_The task_
Produce an exact copy of all the data below, dropping every image.

_Information provided_
··········

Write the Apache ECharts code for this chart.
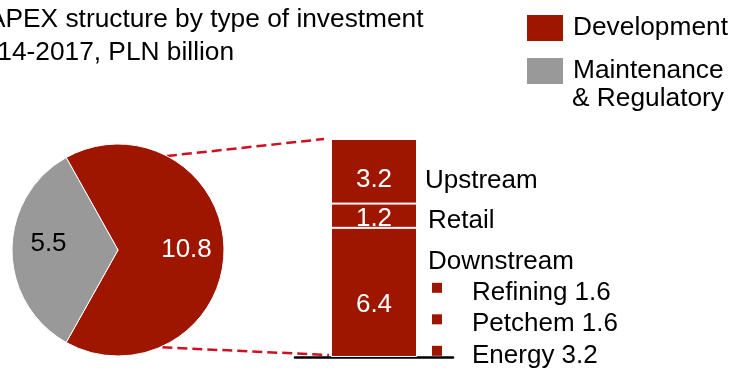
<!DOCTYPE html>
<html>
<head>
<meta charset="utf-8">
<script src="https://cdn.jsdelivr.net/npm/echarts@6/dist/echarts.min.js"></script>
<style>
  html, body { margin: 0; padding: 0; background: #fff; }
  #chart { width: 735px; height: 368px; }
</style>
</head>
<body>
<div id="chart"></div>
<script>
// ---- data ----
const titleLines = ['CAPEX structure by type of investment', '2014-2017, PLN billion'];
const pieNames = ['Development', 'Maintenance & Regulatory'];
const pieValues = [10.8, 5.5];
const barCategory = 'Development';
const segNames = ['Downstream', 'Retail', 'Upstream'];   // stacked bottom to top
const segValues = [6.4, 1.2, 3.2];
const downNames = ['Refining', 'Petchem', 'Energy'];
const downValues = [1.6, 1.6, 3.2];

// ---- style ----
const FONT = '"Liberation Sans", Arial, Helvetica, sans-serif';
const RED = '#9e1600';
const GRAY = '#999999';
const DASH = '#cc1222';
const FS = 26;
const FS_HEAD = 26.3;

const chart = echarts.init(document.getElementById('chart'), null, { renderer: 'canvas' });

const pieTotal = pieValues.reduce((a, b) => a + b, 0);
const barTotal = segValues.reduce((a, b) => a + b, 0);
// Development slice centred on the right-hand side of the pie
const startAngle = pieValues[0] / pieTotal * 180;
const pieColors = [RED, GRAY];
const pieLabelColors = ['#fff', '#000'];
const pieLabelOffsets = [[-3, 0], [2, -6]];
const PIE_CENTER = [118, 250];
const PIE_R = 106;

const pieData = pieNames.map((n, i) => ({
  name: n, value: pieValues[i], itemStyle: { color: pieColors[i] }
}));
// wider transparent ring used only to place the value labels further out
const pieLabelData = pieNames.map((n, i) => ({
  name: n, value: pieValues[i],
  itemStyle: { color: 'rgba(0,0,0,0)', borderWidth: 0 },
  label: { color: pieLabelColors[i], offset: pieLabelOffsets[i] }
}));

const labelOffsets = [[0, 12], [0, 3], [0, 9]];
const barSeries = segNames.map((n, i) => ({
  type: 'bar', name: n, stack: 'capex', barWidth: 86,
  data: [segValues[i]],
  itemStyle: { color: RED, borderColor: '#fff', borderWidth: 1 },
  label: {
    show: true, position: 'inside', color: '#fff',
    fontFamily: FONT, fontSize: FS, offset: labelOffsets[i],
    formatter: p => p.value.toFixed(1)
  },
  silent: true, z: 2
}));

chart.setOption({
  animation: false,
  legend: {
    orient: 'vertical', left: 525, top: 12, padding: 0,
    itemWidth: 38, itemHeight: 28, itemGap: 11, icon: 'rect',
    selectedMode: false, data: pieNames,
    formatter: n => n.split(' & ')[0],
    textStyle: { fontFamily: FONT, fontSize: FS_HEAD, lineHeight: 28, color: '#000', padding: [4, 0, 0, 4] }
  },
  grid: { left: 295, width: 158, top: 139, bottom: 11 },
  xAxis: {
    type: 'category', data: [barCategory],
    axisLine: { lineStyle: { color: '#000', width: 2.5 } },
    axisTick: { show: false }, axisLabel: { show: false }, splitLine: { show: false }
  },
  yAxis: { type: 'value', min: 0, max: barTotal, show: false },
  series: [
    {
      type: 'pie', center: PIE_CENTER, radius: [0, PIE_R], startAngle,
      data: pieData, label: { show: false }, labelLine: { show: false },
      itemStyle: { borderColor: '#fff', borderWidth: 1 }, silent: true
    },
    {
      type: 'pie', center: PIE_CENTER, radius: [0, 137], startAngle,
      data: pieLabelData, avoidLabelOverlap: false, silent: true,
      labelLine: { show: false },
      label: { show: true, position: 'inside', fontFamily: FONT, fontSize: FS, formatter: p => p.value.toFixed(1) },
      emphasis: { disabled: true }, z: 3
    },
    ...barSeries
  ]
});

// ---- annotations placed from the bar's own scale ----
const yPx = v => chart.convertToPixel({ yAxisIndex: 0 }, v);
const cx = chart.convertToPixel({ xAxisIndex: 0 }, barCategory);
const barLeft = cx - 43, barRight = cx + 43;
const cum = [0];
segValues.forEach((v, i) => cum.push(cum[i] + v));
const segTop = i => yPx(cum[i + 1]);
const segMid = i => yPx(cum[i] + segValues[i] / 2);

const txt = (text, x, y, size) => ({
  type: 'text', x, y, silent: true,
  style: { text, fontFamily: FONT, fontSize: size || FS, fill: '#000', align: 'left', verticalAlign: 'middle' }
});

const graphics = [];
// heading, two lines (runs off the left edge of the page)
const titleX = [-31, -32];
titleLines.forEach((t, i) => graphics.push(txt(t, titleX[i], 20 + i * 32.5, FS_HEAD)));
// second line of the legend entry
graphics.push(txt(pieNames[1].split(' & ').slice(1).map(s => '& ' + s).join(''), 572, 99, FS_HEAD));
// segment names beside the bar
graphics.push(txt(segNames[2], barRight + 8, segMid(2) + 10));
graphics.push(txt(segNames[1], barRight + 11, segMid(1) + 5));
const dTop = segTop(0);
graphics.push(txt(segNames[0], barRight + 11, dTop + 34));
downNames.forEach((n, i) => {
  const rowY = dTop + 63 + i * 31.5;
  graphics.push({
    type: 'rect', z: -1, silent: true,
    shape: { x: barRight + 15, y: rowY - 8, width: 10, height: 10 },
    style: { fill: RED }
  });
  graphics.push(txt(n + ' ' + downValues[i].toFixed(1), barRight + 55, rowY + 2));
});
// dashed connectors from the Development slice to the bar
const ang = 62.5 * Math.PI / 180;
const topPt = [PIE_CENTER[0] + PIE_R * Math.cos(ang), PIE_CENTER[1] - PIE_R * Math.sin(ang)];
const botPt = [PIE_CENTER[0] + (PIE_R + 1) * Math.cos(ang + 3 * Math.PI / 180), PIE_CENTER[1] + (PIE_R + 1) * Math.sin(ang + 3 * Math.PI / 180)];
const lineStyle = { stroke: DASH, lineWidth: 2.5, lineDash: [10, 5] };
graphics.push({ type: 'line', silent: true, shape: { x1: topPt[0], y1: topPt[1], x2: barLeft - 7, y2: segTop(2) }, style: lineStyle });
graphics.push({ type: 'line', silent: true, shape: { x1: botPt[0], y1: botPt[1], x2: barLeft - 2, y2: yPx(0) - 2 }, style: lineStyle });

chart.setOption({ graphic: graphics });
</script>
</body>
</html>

··········

_Correct answer_
Write the Apache ECharts code for this chart.
<!DOCTYPE html>
<html>
<head>
<meta charset="utf-8">
<script src="https://cdn.jsdelivr.net/npm/echarts@6/dist/echarts.min.js"></script>
<style>
  html, body { margin: 0; padding: 0; background: #fff; }
  #chart { width: 735px; height: 368px; }
</style>
</head>
<body>
<div id="chart"></div>
<script>
// ---- data ----
const titleLines = ['CAPEX structure by type of investment', '2014-2017, PLN billion'];
const pieNames = ['Development', 'Maintenance & Regulatory'];
const pieValues = [10.8, 5.5];
const barCategory = 'Development';
const segNames = ['Downstream', 'Retail', 'Upstream'];   // stacked bottom to top
const segValues = [6.4, 1.2, 3.2];
const downNames = ['Refining', 'Petchem', 'Energy'];
const downValues = [1.6, 1.6, 3.2];

// ---- style ----
const FONT = '"Liberation Sans", Arial, Helvetica, sans-serif';
const RED = '#9e1600';
const GRAY = '#999999';
const DASH = '#cc1222';
const FS = 26;
const FS_HEAD = 26.3;

const chart = echarts.init(document.getElementById('chart'), null, { renderer: 'canvas' });

const pieTotal = pieValues.reduce((a, b) => a + b, 0);
const barTotal = segValues.reduce((a, b) => a + b, 0);
// Development slice centred on the right-hand side of the pie
const startAngle = pieValues[0] / pieTotal * 180;
const pieColors = [RED, GRAY];
const pieLabelColors = ['#fff', '#000'];
const pieLabelOffsets = [[-3, 0], [2, -6]];
const PIE_CENTER = [118, 250];
const PIE_R = 106;

const pieData = pieNames.map((n, i) => ({
  name: n, value: pieValues[i], itemStyle: { color: pieColors[i] }
}));
// wider transparent ring used only to place the value labels further out
const pieLabelData = pieNames.map((n, i) => ({
  name: n, value: pieValues[i],
  itemStyle: { color: 'rgba(0,0,0,0)', borderWidth: 0 },
  label: { color: pieLabelColors[i], offset: pieLabelOffsets[i] }
}));

const labelOffsets = [[0, 12], [0, 3], [0, 9]];
const barSeries = segNames.map((n, i) => ({
  type: 'bar', name: n, stack: 'capex', barWidth: 86,
  data: [segValues[i]],
  itemStyle: { color: RED, borderColor: '#fff', borderWidth: 1 },
  label: {
    show: true, position: 'inside', color: '#fff',
    fontFamily: FONT, fontSize: FS, offset: labelOffsets[i],
    formatter: p => p.value.toFixed(1)
  },
  silent: true, z: 2
}));

chart.setOption({
  animation: false,
  legend: {
    orient: 'vertical', left: 525, top: 12, padding: 0,
    itemWidth: 38, itemHeight: 28, itemGap: 11, icon: 'rect',
    selectedMode: false, data: pieNames,
    formatter: n => n.split(' & ')[0],
    textStyle: { fontFamily: FONT, fontSize: FS_HEAD, lineHeight: 28, color: '#000', padding: [4, 0, 0, 4] }
  },
  grid: { left: 295, width: 158, top: 139, bottom: 11 },
  xAxis: {
    type: 'category', data: [barCategory],
    axisLine: { lineStyle: { color: '#000', width: 2.5 } },
    axisTick: { show: false }, axisLabel: { show: false }, splitLine: { show: false }
  },
  yAxis: { type: 'value', min: 0, max: barTotal, show: false },
  series: [
    {
      type: 'pie', center: PIE_CENTER, radius: [0, PIE_R], startAngle,
      data: pieData, label: { show: false }, labelLine: { show: false },
      itemStyle: { borderColor: '#fff', borderWidth: 1 }, silent: true
    },
    {
      type: 'pie', center: PIE_CENTER, radius: [0, 137], startAngle,
      data: pieLabelData, avoidLabelOverlap: false, silent: true,
      labelLine: { show: false },
      label: { show: true, position: 'inside', fontFamily: FONT, fontSize: FS, formatter: p => p.value.toFixed(1) },
      emphasis: { disabled: true }, z: 3
    },
    ...barSeries
  ]
});

// ---- annotations placed from the bar's own scale ----
const yPx = v => chart.convertToPixel({ yAxisIndex: 0 }, v);
const cx = chart.convertToPixel({ xAxisIndex: 0 }, barCategory);
const barLeft = cx - 43, barRight = cx + 43;
const cum = [0];
segValues.forEach((v, i) => cum.push(cum[i] + v));
const segTop = i => yPx(cum[i + 1]);
const segMid = i => yPx(cum[i] + segValues[i] / 2);

const txt = (text, x, y, size) => ({
  type: 'text', x, y, silent: true,
  style: { text, fontFamily: FONT, fontSize: size || FS, fill: '#000', align: 'left', verticalAlign: 'middle' }
});

const graphics = [];
// heading, two lines (runs off the left edge of the page)
const titleX = [-31, -32];
titleLines.forEach((t, i) => graphics.push(txt(t, titleX[i], 20 + i * 32.5, FS_HEAD)));
// second line of the legend entry
graphics.push(txt(pieNames[1].split(' & ').slice(1).map(s => '& ' + s).join(''), 572, 99, FS_HEAD));
// segment names beside the bar
graphics.push(txt(segNames[2], barRight + 8, segMid(2) + 10));
graphics.push(txt(segNames[1], barRight + 11, segMid(1) + 5));
const dTop = segTop(0);
graphics.push(txt(segNames[0], barRight + 11, dTop + 34));
downNames.forEach((n, i) => {
  const rowY = dTop + 63 + i * 31.5;
  graphics.push({
    type: 'rect', z: -1, silent: true,
    shape: { x: barRight + 15, y: rowY - 8, width: 10, height: 10 },
    style: { fill: RED }
  });
  graphics.push(txt(n + ' ' + downValues[i].toFixed(1), barRight + 55, rowY + 2));
});
// dashed connectors from the Development slice to the bar
const ang = 62.5 * Math.PI / 180;
const topPt = [PIE_CENTER[0] + PIE_R * Math.cos(ang), PIE_CENTER[1] - PIE_R * Math.sin(ang)];
const botPt = [PIE_CENTER[0] + (PIE_R + 1) * Math.cos(ang + 3 * Math.PI / 180), PIE_CENTER[1] + (PIE_R + 1) * Math.sin(ang + 3 * Math.PI / 180)];
const lineStyle = { stroke: DASH, lineWidth: 2.5, lineDash: [10, 5] };
graphics.push({ type: 'line', silent: true, shape: { x1: topPt[0], y1: topPt[1], x2: barLeft - 7, y2: segTop(2) }, style: lineStyle });
graphics.push({ type: 'line', silent: true, shape: { x1: botPt[0], y1: botPt[1], x2: barLeft - 2, y2: yPx(0) - 2 }, style: lineStyle });

chart.setOption({ graphic: graphics });
</script>
</body>
</html>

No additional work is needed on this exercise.